Dual message from Spain

May 25, 2011 12:19 am | Updated 12:19 am IST

As young — and not-so-young — people continued to occupy the centres of over 50 Spanish cities in defiance of a ban on such gatherings immediately before elections, the Spanish socialist party (PSOE) of Prime Minister José Luis Rodriguez Zapatero suffered a crushing defeat in Spain's local and regional polls on May 22. The main opposition, the conservative Popular Party (PP), won in 11 of the 13 regions where elections took place, including Castilla-La Mancha, which the PSOE had held since the first post-Franco elections in 1978. The socialists' municipal results were as bad as their regional ones, and saw them lose Barcelona, the country's second city and PSOE stronghold, to Catalan nationalists; the conservatives also gained control of Seville, and the ruling party's municipal vote share of 27.79 per cent left it nearly 10 percentage points behind the PP. Mr. Zapatero has taken responsibility for the debacle, recognising that many Spaniards face grave difficulties and that the young are deeply anxious about their future; but he has ruled out an early general election and will hold on until his second term ends early in 2012.
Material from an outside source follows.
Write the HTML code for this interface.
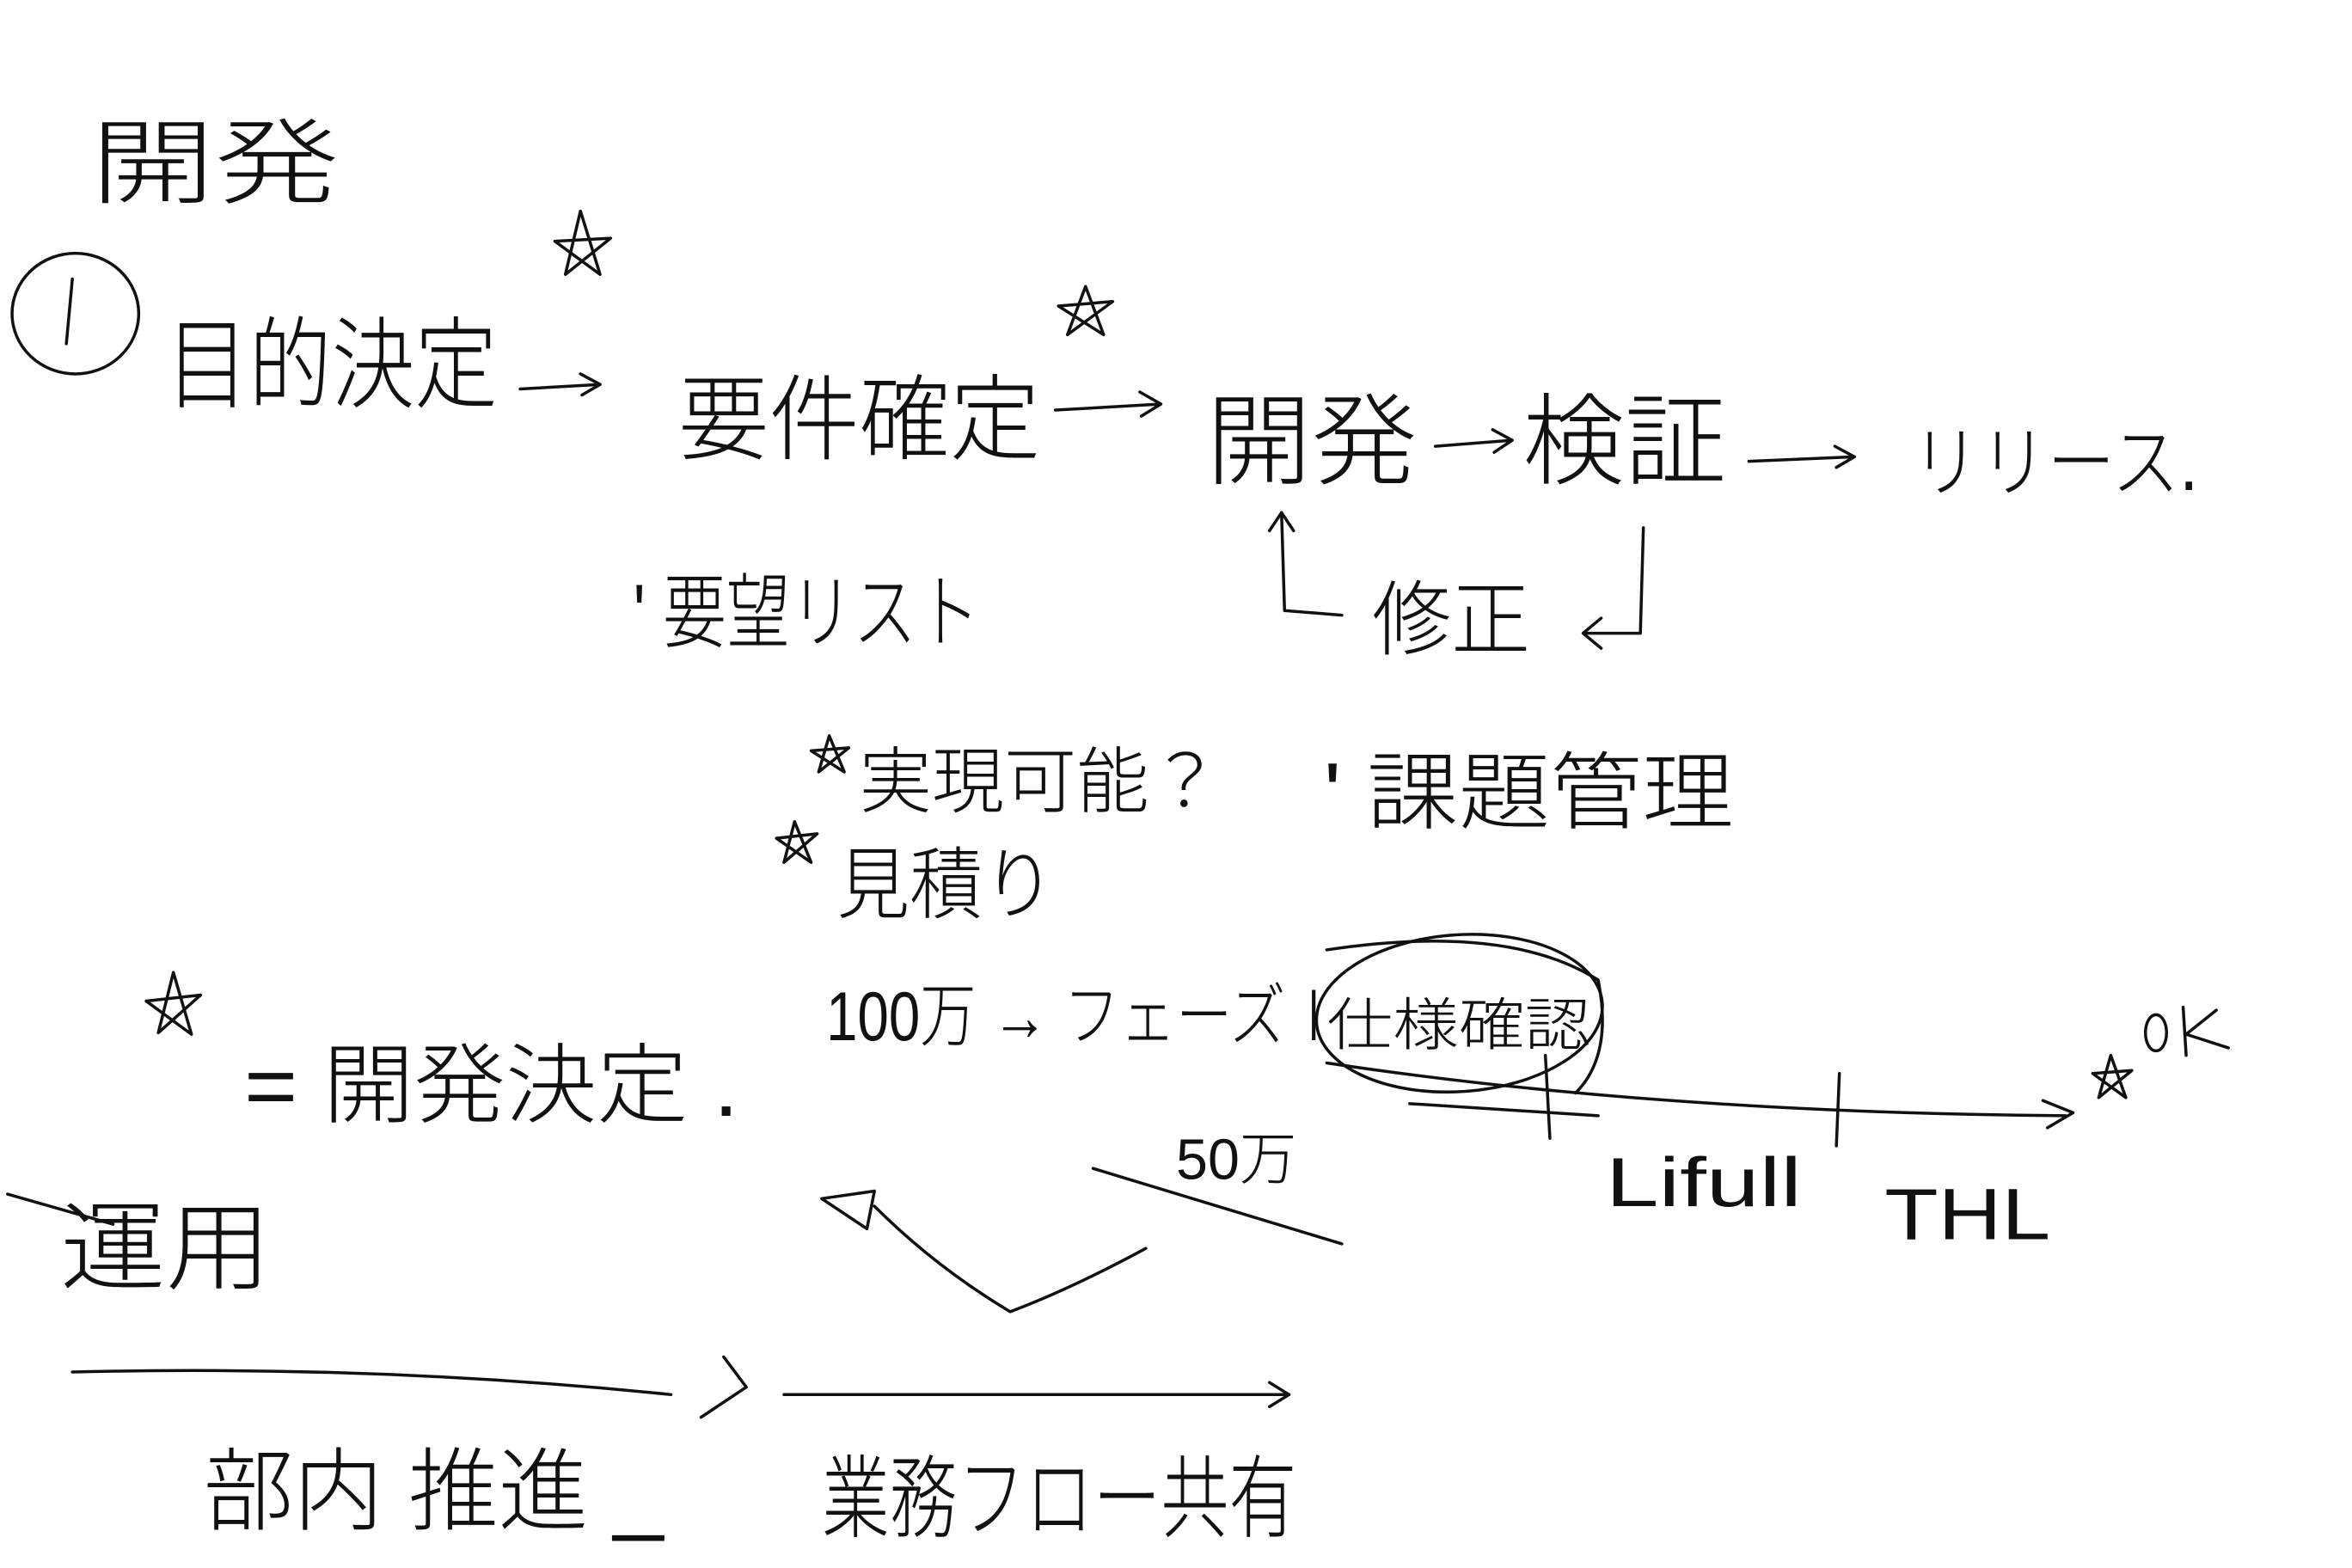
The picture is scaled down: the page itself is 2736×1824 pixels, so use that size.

That Spanish voters have been motivated to express their anger with the PSOE government is not in doubt; the 66.23 per cent turnout was nearly 2.3 percentage points higher than that for the 2007 municipal polls. Spain has faced a severe economic crisis since the financial and property bubble burst in 2008, and its current unemployment rate of over 21 per cent is the highest in the eurozone. It would, however, be premature to conclude that the results signify an endorsement of the conservative ideology. Blank and spoilt ballot papers added up to 4.2 per cent of the total, and the protesters camping in city squares seemed almost indifferent to the outcome. Secondly, young Spanish adults are in a particularly dire position, with unemployment rate approaching 45 per cent in the 18-25 age cohort. It is also highly unlikely that the new PP administrations at regional or municipal level can do much about the national economic condition. Furthermore, the PP's social conservatism, manifested in a confrontational attitude to many of Mr. Zapatero's first-term reforms — such as the legalisation of same-sex marriages — is likely to invite great hostility among the kinds of young people who use social networks to communicate and who have likened their occupation of Madrid's Puerta del Sol to the protests in Cairo's Tahrir Square. The results of these elections, in effect, conceal much deeper fissures in the Spanish body politic; those are probably the last things the PP wants to address.